[Goal of the exercise] Find and return each line containing "with".

[Supplied information]
•••
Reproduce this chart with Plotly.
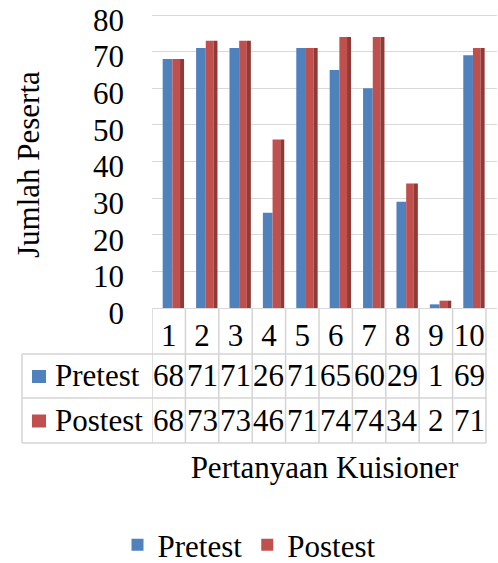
import plotly.graph_objects as go

# ---- data ----
categories = [1, 2, 3, 4, 5, 6, 7, 8, 9, 10]
pretest = [68, 71, 71, 26, 71, 65, 60, 29, 1, 69]
postest = [68, 73, 73, 46, 71, 74, 74, 34, 2, 71]
series_names = ["Pretest", "Postest"]
y_ticks = [0, 10, 20, 30, 40, 50, 60, 70, 80]
y_title = "Jumlah Peserta"
x_title = "Pertanyaan Kuisioner"

# ---- styling ----
FONT = "Liberation Serif, Times New Roman, serif"
FS = 31
BLUE = "#4F81BD"
RED = "#C0504D"
RED_SIDE = "#8F3A37"
GRID = "#D9D9D9"
TABLE_LINE = "#D4D4D4"

W, H = 498, 563
BOTTOM_PX = 308          # pixel of value 0
PX_PER_UNIT = 293 / 80   # vertical scale
T = 10
L, R = 152, 1
B = H - BOTTOM_PX
PW, PH = W - L - R, BOTTOM_PX - T
Y_TOP = PH / PX_PER_UNIT


def px(x):  # pixel x -> paper x
    return (x - L) / PW


def py(y):  # pixel y -> paper y
    return (BOTTOM_PX - y) / PH


fig = go.Figure()
fig.add_trace(go.Bar(x=categories, y=pretest, name=series_names[0],
                     marker=dict(color=BLUE, line=dict(width=0)),
                     offset=-0.18, width=0.29))
fig.add_trace(go.Bar(x=categories, y=postest, name=series_names[1],
                     marker=dict(color=RED, line=dict(width=0)),
                     offset=0.11, width=0.23))
fig.add_trace(go.Bar(x=categories, y=postest, name=series_names[1],
                     marker=dict(color=RED_SIDE, line=dict(width=0)),
                     offset=0.34, width=0.12, showlegend=False, hoverinfo="skip"))

shapes = []
annotations = []

# table horizontal lines
row_lines = [354, 398, 443]
for yp in row_lines:
    shapes.append(dict(type="line", xref="paper", yref="paper",
                       x0=px(22), x1=px(486), y0=py(yp), y1=py(yp),
                       line=dict(color=TABLE_LINE, width=1.5)))
# left border of header column
shapes.append(dict(type="line", xref="paper", yref="paper",
                   x0=px(22), x1=px(22), y0=py(354), y1=py(443),
                   line=dict(color=TABLE_LINE, width=1.5)))
# vertical column lines at category boundaries
bounds = [c - 0.5 for c in categories] + [categories[-1] + 0.5]
for bx in bounds:
    shapes.append(dict(type="line", xref="x", yref="paper",
                       x0=bx, x1=bx, y0=py(309), y1=py(443),
                       line=dict(color=TABLE_LINE, width=1.5)))

# table values
row_centers = [376, 420.5]
for vals, yc in zip([pretest, postest], row_centers):
    for c, v in zip(categories, vals):
        annotations.append(dict(x=c, y=py(yc), xref="x", yref="paper",
                                text=str(v), showarrow=False,
                                xanchor="center", yanchor="middle",
                                font=dict(family=FONT, size=FS, color="black")))

# row headers with colour keys
for name, col, yc in zip(series_names, [BLUE, RED], row_centers):
    annotations.append(dict(x=px(53), y=py(yc), xref="paper", yref="paper",
                            text=name, showarrow=False,
                            xanchor="left", yanchor="middle",
                            font=dict(family=FONT, size=FS, color="black")))
    shapes.append(dict(type="rect", xref="paper", yref="paper",
                       x0=px(32), x1=px(46), y0=py(yc + 7), y1=py(yc - 6),
                       fillcolor=col, line=dict(width=0)))

# y axis title
annotations.append(dict(x=px(28), y=py(165), xref="paper", yref="paper",
                        text=y_title, textangle=-90, showarrow=False,
                        xanchor="center", yanchor="middle",
                        font=dict(family=FONT, size=FS, color="black")))

fig.update_layout(
    width=W, height=H,
    margin=dict(l=L, r=R, t=T, b=B, autoexpand=False),
    paper_bgcolor="white", plot_bgcolor="white",
    font=dict(family=FONT, size=FS, color="black"),
    barmode="overlay",
    showlegend=True,
    legend=dict(orientation="h", xref="container", yref="container",
                x=0.5, xanchor="center", y=1 - 518 / H, yanchor="top",
                font=dict(family=FONT, size=FS, color="black"),
                bgcolor="rgba(0,0,0,0)"),
    xaxis=dict(range=[0.5, 10.83], tickmode="array", tickvals=categories,
               ticktext=[str(c) for c in categories],
               showgrid=False, zeroline=False, showline=False, ticks="",
               tickfont=dict(family=FONT, size=FS, color="black"),
               ticklabelstandoff=6,
               title=dict(text=x_title, standoff=104,
                          font=dict(family=FONT, size=FS, color="black"))),
    yaxis=dict(range=[0, Y_TOP], tickmode="array", tickvals=y_ticks,
               showgrid=True, gridcolor=GRID, gridwidth=1.3,
               zeroline=True, zerolinecolor=GRID, zerolinewidth=1.3,
               showline=False, ticks="",
               tickfont=dict(family=FONT, size=FS, color="black"),
               ticklabelstandoff=27, ticklabelshift=5,
               ticklabeloverflow="allow"),
    shapes=shapes,
    annotations=annotations,
)

fig.write_html("out.html", config={"displayModeBar": False},
               post_script="document.body.style.margin='0';document.body.style.overflow='hidden';")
•••
[Full output]
Reproduce this chart with Plotly.
# row headers with colour keys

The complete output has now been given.